S.C. House Intent on Road Transfer to Counties

By Paul Gable

It appears the S.C. House is fully intent on dumping approximately 50% of the current state road network onto the backs of the counties.

Reading into H.3579, the bill that has the most support among S.C. House members, the intent becomes quite apparent.

While it has been said repeatedly in the media that counties would have the option to accept the roads from the state, this isn’t quite true.

The wording in the bill makes the transfer automatic unless the County Transportation Committee specifically notifies the S.C. Department of Transportation that it refuses the transfer of roads for its county before November 1, 2015.

It gets even better.

The current 46 County Transportation Committees are dissolved at the end of the current fiscal year. The legislative delegation of each county will determine by July 1, 2015 how C funds, those gas tax funds that are remitted to counties, are to be administered beginning in Fiscal Year 2015-16.

The legislative delegations have three options to choose from for administration of C funds:

  1. Allow SCDOT to administer the funds for the county
  2. Designate county council to administer the funds.

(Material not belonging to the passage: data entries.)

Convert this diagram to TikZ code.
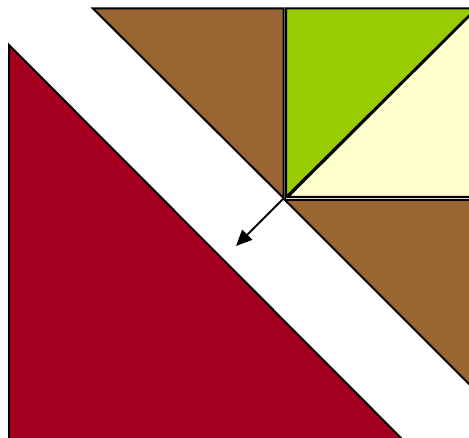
\documentclass[tikz,border=0pt]{standalone}
\usetikzlibrary{arrows.meta}
\definecolor{redc}{HTML}{A50021}
\definecolor{brownc}{HTML}{996633}
\definecolor{greenc}{HTML}{99CC00}
\definecolor{yellowc}{HTML}{FFFFCC}
\tikzset{piece/.style={draw=black,line width=2pt,line join=miter}}
\begin{document}
\begin{tikzpicture}[x=1pt,y=-1pt]
\useasboundingbox (0,0) rectangle (469,438);
\clip (0,0) rectangle (469,438);
% red triangle
\fill[redc] (9,45) -- (9,442) -- (405,442) -- cycle;
\draw[piece] (9,442) -- (9,45) -- (405,442);
% top-left brown
\filldraw[piece,fill=brownc] (93,8.5) -- (283.5,8.5) -- (283.5,198) -- cycle;
% green
\filldraw[piece,fill=greenc] (286,8.5) -- (476,8.5) -- (286,197) -- cycle;
% light yellow
\filldraw[piece,fill=yellowc] (288,197) -- (476,9.5) -- (476,197) -- cycle;
% bottom-right brown
\filldraw[piece,fill=brownc] (285,200) -- (476,200) -- (476,391) -- cycle;
% arrow
\coordinate (c) at (284,198);
\coordinate (t) at (236,246);
\draw[line width=1.8pt,-{Triangle[length=16pt,width=14pt]}] (c) -- (t);
\end{tikzpicture}
\end{document}
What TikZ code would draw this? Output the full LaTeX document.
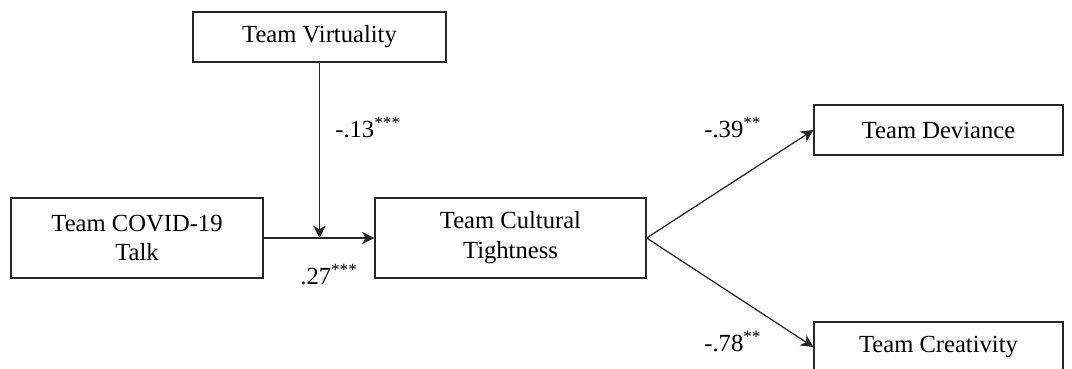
\documentclass[tikz,border=0pt]{standalone}
\usepackage{fontspec}
\setmainfont{Liberation Serif}
\usetikzlibrary{arrows.meta, positioning, calc}

\begin{document}
\begin{tikzpicture}[x=0.2mm, y=-0.2mm,
  var/.style={draw=black!85, line width=0.7pt, align=center, inner sep=0pt, font=\fontsize{14}{17}\selectfont},
  path/.style={draw=black!85, line width=0.7pt, -{Stealth[length=7pt, width=7pt, inset=2pt]}},
  coef/.style={inner sep=0pt, font=\fontsize{14}{17}\selectfont}]
  \useasboundingbox (0,0) rectangle (1072,369);
  % variables
  \node[var, minimum width=5.06cm, minimum height=1cm] (virt) at (319.5,37) {Team Virtuality};
  \node[var, minimum width=5.04cm, minimum height=1.6cm] (talk) at (137,238) {Team COVID-19\\Talk};
  \node[var, minimum width=5.42cm, minimum height=1.6cm] (tight) at (510.5,238) {Team Cultural\\Tightness};
  \node[var, minimum width=4.98cm, minimum height=1cm] (dev) at (938.5,130) {Team Deviance};
  \node[var, minimum width=4.98cm, minimum height=1cm] (crea) at (938.5,347) {Team Creativity};
  % paths
  \coordinate (join) at (virt.south |- talk.east);
  \draw[path] (talk.east) -- (tight.west);
  \draw[path] (virt.south) -- (join);
  \draw[path] (tight.east) -- (dev.west);
  \draw[path] (tight.east) -- (crea.west);
  % coefficients
  \node[coef, anchor=base west] (b13) at (335,138) {-.13\textsuperscript{***}};
  \node[coef, anchor=base west] (b27) at (300,285) {.27\textsuperscript{***}};
  \node[coef, anchor=base west] (b39) at (704,138) {-.39\textsuperscript{**}};
  \node[coef, anchor=base west] (b78) at (704,352) {-.78\textsuperscript{**}};
\end{tikzpicture}
\end{document}
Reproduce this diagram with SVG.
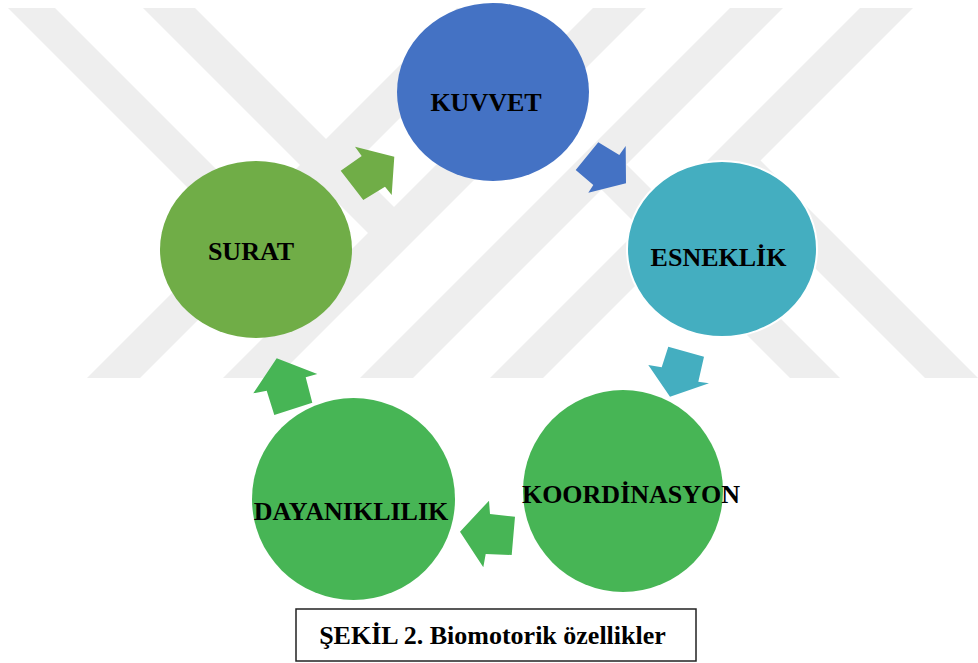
<svg xmlns="http://www.w3.org/2000/svg" width="978" height="663" viewBox="0 0 978 663">
<style>
  .wm { fill: #eeeeee; }
  .lbl { font-family: "Liberation Serif", "Times New Roman", serif; font-weight: bold; font-size: 26px; fill: #000; text-anchor: middle; }
  .cap { font-family: "Liberation Serif", "Times New Roman", serif; font-weight: bold; font-size: 26px; fill: #000; text-anchor: middle; }
</style>
<defs>
  <clipPath id="wmclip"><rect x="0" y="8" width="978" height="370"/></clipPath>
</defs>
<rect width="978" height="663" fill="#ffffff"/>
<g id="watermark" clip-path="url(#wmclip)">
  <polygon class="wm" points="87,378 140,378 510,8 457,8"/>
  <polygon class="wm" points="223,378 276,378 646,8 593,8"/>
  <polygon class="wm" points="360,378 413,378 783,8 730,8"/>
  <polygon class="wm" points="490,378 543,378 913,8 860,8"/>
  <polygon class="wm" points="8,8 55,8 269,222 245.5,245.5"/>
  <polygon class="wm" points="143,8 195,8 407.5,220.5 381.5,246.5"/>
  <polygon class="wm" points="588,176 613,151 840,378 790,378"/>
  <polygon class="wm" points="720.5,173.5 747,147 978,378 925,378"/>
</g>
<g id="connectors">
  <polygon fill="#70AD47" points="340.7,170.7 361.7,156 355,146.7 394.3,156.7 391.7,195 385,186.7 363.3,200"/>
  <polygon fill="#4472C4" points="598.3,142.3 619.3,155 625.7,146 626,183.3 588.3,192.7 593.3,185 575.7,170"/>
  <polygon fill="#44AEC0" points="668.3,346.7 704,356.7 698.3,381.7 709,383.3 670,396.7 648.3,365 661.7,367.3"/>
  <polygon fill="#47B555" points="460,531.7 489,500.7 490,514 515,516.7 511.7,555 485.7,554 483.3,567.3"/>
  <polygon fill="#47B555" points="276.7,358.3 317.3,374 305.7,377.3 312.3,402.7 274.3,415 266.7,390.7 253.3,393.3"/>
</g>
<g id="kuvvet">
  <ellipse cx="493" cy="92" rx="96" ry="89" fill="#4472C4"/>
  <text class="lbl" x="486" y="111">KUVVET</text>
</g>
<g id="esneklik">
  <ellipse cx="722" cy="249" rx="95" ry="88" fill="#44AEC0" stroke="#ffffff" stroke-width="2"/>
  <text class="lbl" x="718.5" y="266">ESNEKLİK</text>
</g>
<g id="koordinasyon">
  <ellipse cx="623" cy="491" rx="100" ry="101" fill="#47B555"/>
  <text class="lbl" x="631" y="503">KOORDİNASYON</text>
</g>
<g id="dayaniklilik">
  <ellipse cx="353.5" cy="499" rx="101.5" ry="101" fill="#47B555"/>
  <text class="lbl" x="351" y="520">DAYANIKLILIK</text>
</g>
<g id="surat">
  <ellipse cx="256" cy="249.5" rx="96" ry="88.5" fill="#70AD47"/>
  <text class="lbl" x="251" y="260">SURAT</text>
</g>
<g id="caption">
  <rect x="296" y="609" width="400" height="52" fill="#ffffff" stroke="#222222" stroke-width="1.5"/>
  <text class="cap" x="492.5" y="644">ŞEKİL 2. Biomotorik özellikler</text>
</g>
</svg>
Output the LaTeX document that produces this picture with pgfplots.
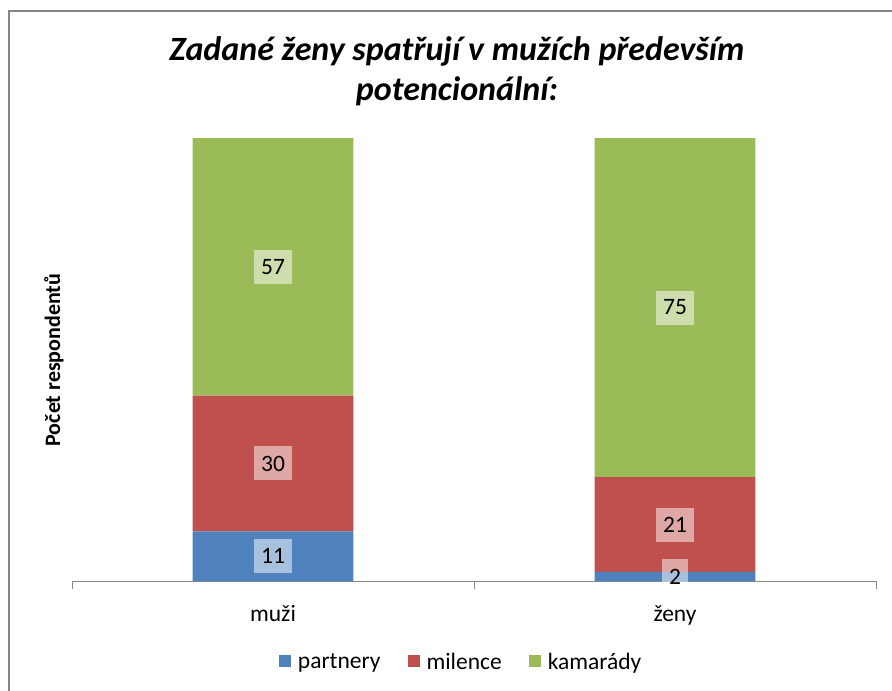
\documentclass[border=0pt]{standalone}
\usepackage{pgfplots}
\pgfplotsset{compat=1.18}
\usepackage{fontspec}
\setmainfont{Carlito}
\definecolor{cblue}{HTML}{4F81BD}
\definecolor{cred}{HTML}{C0504D}
\definecolor{cgreen}{HTML}{9BBB59}
\definecolor{cgray}{HTML}{868686}
\begin{document}
\begin{tikzpicture}
\path[use as bounding box] (0pt,0pt) rectangle (892pt,-691pt);
\draw[cgray, line width=2.5pt] (9pt,-692pt) -- (9pt,-11pt) -- (893pt,-11pt);
\node[align=center, font=\fontsize{34}{40}\selectfont\bfseries\itshape] at (457pt,-71pt) {Zadané ženy spatřují v mužích především\\potencionální:};
\node[rotate=90, font=\fontsize{22}{26}\selectfont\bfseries] at (54pt,-360pt) {Počet respondentů};
\begin{axis}[
  at={(72pt,-581pt)}, anchor=south west,
  scale only axis, width=804pt, height=443pt,
  ybar stacked, bar width=0.4,
  xmin=-0.5, xmax=1.5, ymin=0, ymax=98,
  clip=false,
  axis y line=none, axis x line=bottom,
  x axis line style={-, draw=cgray, line width=1pt},
  xtick={-0.5,0.5,1.5}, xticklabels={},
  tick align=outside, major tick length=8pt,
  tick style={draw=cgray, line width=1pt},
  extra x ticks={0,1}, extra x tick labels={muži,ženy},
  extra x tick style={major tick length=0pt, xticklabel style={anchor=base, yshift=-40pt}},
  ticklabel style={font=\fontsize{23.5}{28}\selectfont, text=black},
  /pgf/number format/assume math mode=true,
  point meta=rawy,
  nodes near coords,
  nodes near coords style={font=\fontsize{23.5}{28}\selectfont, text=black, fill=white, fill opacity=0.5, text opacity=1, inner xsep=7pt, inner ysep=0pt, minimum height=34pt, anchor=center},
  legend style={draw=none, fill=none, at={(0.484,-0.183)}, anchor=center, legend columns=3, font=\fontsize{23.5}{28}\selectfont, /tikz/every odd column/.append style={column sep=5pt}, /tikz/every even column/.append style={column sep=25pt}},
  legend image code/.code={\fill[#1] (0pt,-5pt) rectangle (12pt,7pt);},
]
\addplot[fill=cblue, draw=none] coordinates {(0,11) (1,2)};
\addplot[fill=cred, draw=none] coordinates {(0,30) (1,21)};
\addplot[fill=cgreen, draw=none] coordinates {(0,57) (1,75)};
\legend{partnery, milence, kamarády}
\end{axis}
\end{tikzpicture}
\end{document}
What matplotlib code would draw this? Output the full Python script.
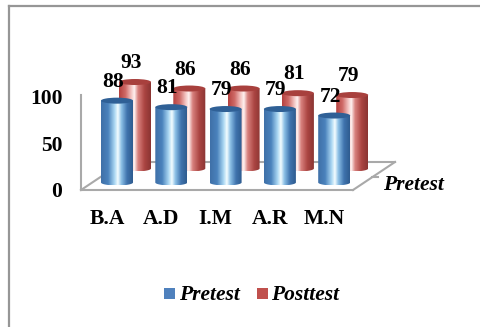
import numpy as np
import matplotlib
matplotlib.use("Agg")
import matplotlib.pyplot as plt
from matplotlib.colors import LinearSegmentedColormap
from matplotlib.path import Path
from matplotlib.patches import PathPatch, Ellipse, Rectangle

categories = ["B.A", "A.D", "I.M", "A.R", "M.N"]
pretest = [88, 81, 79, 79, 72]
posttest = [93, 86, 86, 81, 79]
ticks = [0, 50, 100]
series_names = ["Pretest", "Posttest"]
depth_label = "Pretest"

W, H = 480, 327
PX_X = 54.3          # pixels per category
PX_Y = 0.93          # pixels per value unit
X0, Y0 = 117, 182.5  # pixel position of first front bar base
FONT = "Liberation Serif"

fig = plt.figure(figsize=(W / 100, H / 100), dpi=100)
ax = fig.add_axes([0, 0, 1, 1])
ax.axis("off")

def px(x, y):
    """Pixel position (from the top left) to data coordinates."""
    return (x - X0) / PX_X, (Y0 - y) / PX_Y

xlim = (px(0, 0)[0], px(W, 0)[0])
ylim = (px(0, H)[1], px(0, 0)[1])

blue = LinearSegmentedColormap.from_list("b", [(0, "#3f70a8"), (0.22, "#4a82bc"), (0.42, "#a9d6f2"),
                                               (0.53, "#f4fdff"), (0.64, "#8cc0e6"), (0.82, "#3f73ad"), (1, "#2f5c8f")])
red = LinearSegmentedColormap.from_list("r", [(0, "#b5413f"), (0.2, "#cf6a67"), (0.38, "#f3c4c2"),
                                              (0.48, "#fff2f1"), (0.6, "#d8817e"), (0.8, "#ab4542"), (1, "#8a3533")])

def cylinder(i, v, xoff, yoff, cmap, top_col, z):
    half_w = 16 / PX_X
    ry = 3.0 / PX_Y
    cx = i + xoff / PX_X
    base = yoff / PX_Y
    top = base + v
    t = np.linspace(np.pi, 2 * np.pi, 40)
    bottom_pts = np.c_[cx + half_w * np.cos(t), base + ry * np.sin(t)]
    top_pts = np.array([[cx + half_w, top], [cx - half_w, top]])
    verts = np.vstack([bottom_pts, top_pts, bottom_pts[:1]])
    codes = [Path.MOVETO] + [Path.LINETO] * (len(verts) - 2) + [Path.CLOSEPOLY]
    clip = PathPatch(Path(verts, codes), transform=ax.transData, fc="none", ec="none")
    ax.add_patch(clip)
    im = ax.imshow(np.linspace(0, 1, 128)[None, :], cmap=cmap, aspect="auto",
                   extent=(cx - half_w, cx + half_w, base - ry, top), zorder=z)
    im.set_clip_path(clip)
    ax.add_patch(Ellipse((cx, top), 2 * half_w, 2 * ry, fc=top_col, ec="none", zorder=z + 0.1))

# floor and wall lines
grey = "#a9a9a9"
segments = [((81, 95), (81, 190)), ((81, 190), (353, 190)), ((353, 190), (395, 162)),
            ((395, 162), (123, 162)), ((81, 190), (123, 162)), ((372, 177), (378, 177))]
for a, b in segments:
    pa, pb = px(*a), px(*b)
    ax.plot([pa[0], pb[0]], [pa[1], pb[1]], color=grey, lw=1.5, zorder=1, solid_capstyle="projecting")

text = dict(family=FONT, weight="bold", fontsize=15.5, color="black")

for i, (a, b) in enumerate(zip(pretest, posttest)):
    cylinder(i, b, 18, 14, red, "#a8403d", 2 + i * 0.01)
for i, (a, b) in enumerate(zip(pretest, posttest)):
    cylinder(i, a, 0, 0, blue, "#2f6096", 3 + i * 0.01)

for i, v in enumerate(pretest):
    ax.annotate(str(v), (i, v), xytext=(-4 * 0.72, 19 * 0.72), textcoords="offset points",
                ha="center", va="center", zorder=6, **text)
for i, v in enumerate(posttest):
    ax.annotate(str(v), (i + 18 / PX_X, v + 14 / PX_Y), xytext=(-4 * 0.72, 19 * 0.72), textcoords="offset points",
                ha="center", va="center", zorder=6, **text)

for t in ticks:
    x, y = px(62.5, 0)[0], t - 10.5
    ax.text(x, y, str(t), ha="right", va="center", **text)

for i, c in enumerate(categories):
    ax.text(i - 10 / PX_X, px(0, 219)[1], c, ha="center", va="center", **text)

x, y = px(383, 185)
ax.text(x, y, depth_label, ha="left", va="center", style="italic", **text)

# legend
for name, col, sx, tx in zip(series_names, ["#4f81bd", "#c0504d"], [164, 257], [179, 271]):
    p = px(sx, 299)
    ax.add_patch(Rectangle(p, 11 / PX_X, 11 / PX_Y, fc=col, ec="none", zorder=5))
    x, y = px(tx, 295)
    ax.text(x, y, name, ha="left", va="center", style="italic", **text)

# outer frame
for a, b in [((8.5, 6), (480, 6)), ((8.5, 6), (8.5, 327))]:
    pa, pb = px(*a), px(*b)
    ax.plot([pa[0], pb[0]], [pa[1], pb[1]], color="#969696", lw=1.6, zorder=7, clip_on=False)

ax.set_xlim(*xlim)
ax.set_ylim(*ylim)
fig.savefig("out.png", dpi=100, facecolor="white")
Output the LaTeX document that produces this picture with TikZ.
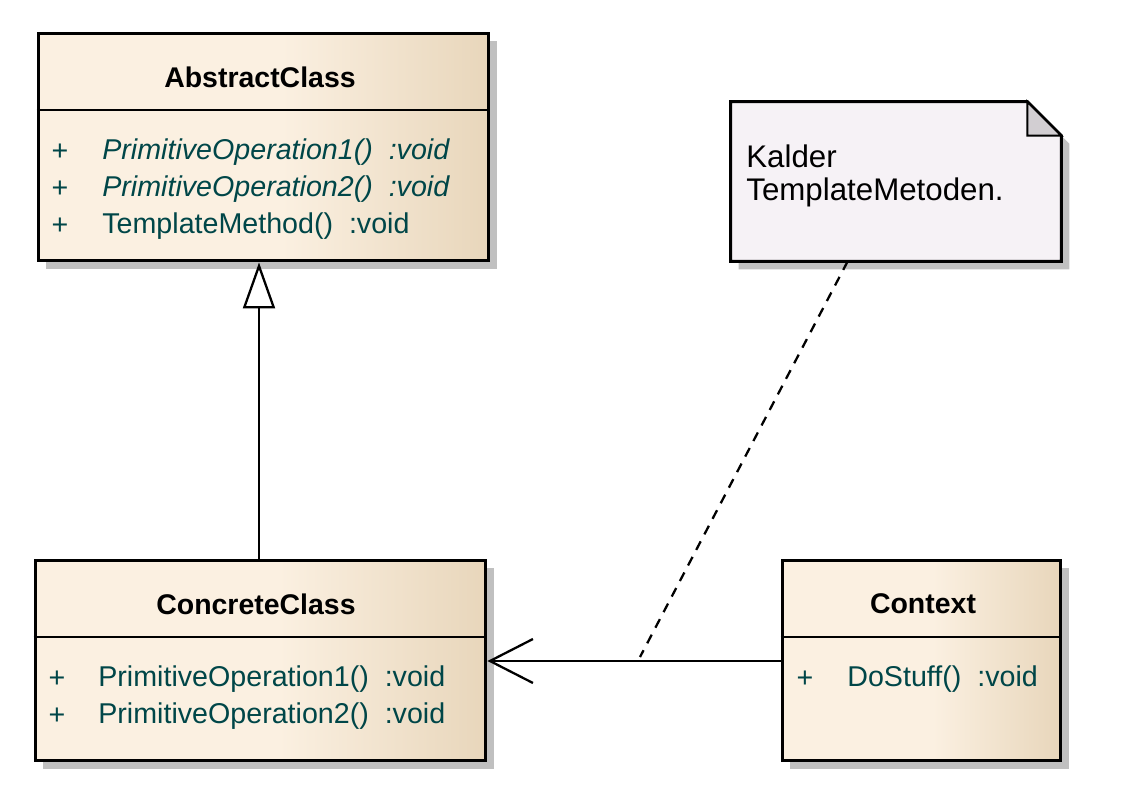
\documentclass[tikz,border=0pt]{standalone}
\usepackage{fontspec}
\setmainfont{Liberation Sans}
\usetikzlibrary{arrows.meta,shadows,calc}

\definecolor{classlight}{RGB}{251,240,225}
\definecolor{classdark}{RGB}{232,214,187}
\definecolor{notefill}{RGB}{246,242,246}
\definecolor{foldfill}{RGB}{210,206,210}
\definecolor{shadowgray}{RGB}{192,192,192}
\definecolor{optext}{RGB}{0,70,72}

\pgfdeclarehorizontalshading{classshade}{100bp}{color(0bp)=(classlight); color(25bp)=(classlight); color(52bp)=(classlight); color(75bp)=(classdark); color(100bp)=(classdark)}

\begin{document}
\begin{tikzpicture}[x=0.02cm,y=-0.02cm]
        \tikzset{umlclass/.style={draw,line width=1.7pt,shading=classshade,
                general shadow={fill=shadowgray,shadow xshift=0.16cm,shadow yshift=-0.16cm},
                minimum width=9.02cm,minimum height=4.02cm,inner sep=0pt},
            separator/.style={line width=1.2pt},
            classname/.style={font=\fontsize{16.2}{19}\selectfont\bfseries,inner sep=0pt},
            operation/.style={font=\fontsize{16.3}{19}\selectfont,text=optext,anchor=west,inner sep=0pt},
            visibility/.style={font=\fontsize{16.3}{19}\selectfont,text=optext,inner sep=0pt},
            notebox/.style={draw,line width=1.7pt,fill=notefill},
            notefold/.style={draw,line width=1.2pt,fill=foldfill},
            notetext/.style={font=\fontsize{17.8}{18.7}\selectfont,align=left,anchor=west,inner sep=0pt},
            inherit/.style={line width=1.3pt,-{Triangle[open,length=0.92cm,width=0.64cm,fill=white]}},
            assoc/.style={line width=1.3pt,-{Straight Barb[length=0.86cm,width=0.88cm]}},
            notelink/.style={line width=1.3pt,dash pattern=on 5.5pt off 4.5pt}}
        \useasboundingbox (0,0) rectangle (1145,793);
        % classes
        \node[umlclass,minimum height=4.56cm] (abstract) at (263.5,147) {};
        \draw[separator] (abstract.west |- 0,110) -- (abstract.east |- 0,110);
        \node[classname] (abstract-name) at (260,77) {AbstractClass};
        \node[visibility] (abstract-v1) at (60,152) {+};
        \node[visibility] (abstract-v2) at (60,189) {+};
        \node[visibility] (abstract-v3) at (60,226) {+};
        \node[operation] (abstract-op1) at (102,152) {\itshape PrimitiveOperation1()\ \ :void};
        \node[operation] (abstract-op2) at (102,189) {\itshape PrimitiveOperation2()\ \ :void};
        \node[operation] (abstract-op3) at (102,226) {TemplateMethod()\ \ :void};

        \node[umlclass] (concrete) at (260.5,660.5) {};
        \draw[separator] (concrete.west |- 0,637) -- (concrete.east |- 0,637);
        \node[classname] (concrete-name) at (256,604) {ConcreteClass};
        \node[visibility] (concrete-v1) at (57,679) {+};
        \node[visibility] (concrete-v2) at (57,716) {+};
        \node[operation] (concrete-op1) at (98,679) {PrimitiveOperation1()\ \ :void};
        \node[operation] (concrete-op2) at (98,716) {PrimitiveOperation2()\ \ :void};

        \node[umlclass,minimum width=5.58cm] (context) at (921.5,660.5) {};
        \draw[separator] (context.west |- 0,637) -- (context.east |- 0,637);
        \node[classname] (context-name) at (923,604) {Context};
        \node[visibility] (context-v1) at (805,679) {+};
        \node[operation] (context-op1) at (847,679) {DoStuff()\ \ :void};

        % note
        \node[minimum width=6.6cm,minimum height=3.18cm,inner sep=0pt] (note) at (896,181.5) {};
        \coordinate (fold-a) at ($(note.north east)+(-34,0)$);
        \coordinate (fold-b) at ($(note.north east)+(0,34)$);
        \fill[shadowgray,transform canvas={xshift=0.16cm,yshift=-0.16cm}]
            (note.north west) -- (fold-a) -- (fold-b) -- (note.south east) -- (note.south west) -- cycle;
        \path[notebox] (note.north west) -- (fold-a) -- (fold-b) -- (note.south east) -- (note.south west) -- cycle;
        \path[notefold] (fold-a) -- (fold-a |- fold-b) -- (fold-b) -- cycle;
        \node[notetext] (note-text) at (746,176) {Kalder\\TemplateMetoden.};

        % connectors
        \draw[inherit] (concrete.north -| 259,0) -- (abstract.south -| 259,0);
        \draw[assoc] (context.west |- 0,661) -- (concrete.east |- 0,661);
        \coordinate (link-end) at (640,657);
        \draw[notelink] ($(note.south west)+(117,0)$) -- (link-end);
    \end{tikzpicture}
\end{document}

If this option is chosen, county council must appoint a C Funds Advisory Committee that includes one mayor, one municipal council member and one municipal employee (all from different municipalities in the county).
  3. Appoint a new County Transportation Committee that includes one mayor, one council member and one municipal employee (all from different municipalities).

It is logical to expect that each county legislative delegation will choose whichever option it deems most amenable to accepting state roads.

Unless it specifically opts out, each county will receive the liability for maintaining the transferred roads. But, only in option 2 does the county council get to make the final decision on how its county’s C funds are spent.

Why is the S.C. General Assembly so unwilling to allow local government to govern?

This is not a good bill. Unless the S.C. Senate passes something totally different and a conference committee strikes the transfer of roads, expect the state to transfer its road funding problems to the counties beginning next fiscal year, without the means for counties to fund road maintenance.

S.C. drivers will still face the problems of poorly maintained roads while the General Assembly will claim it handled the problem.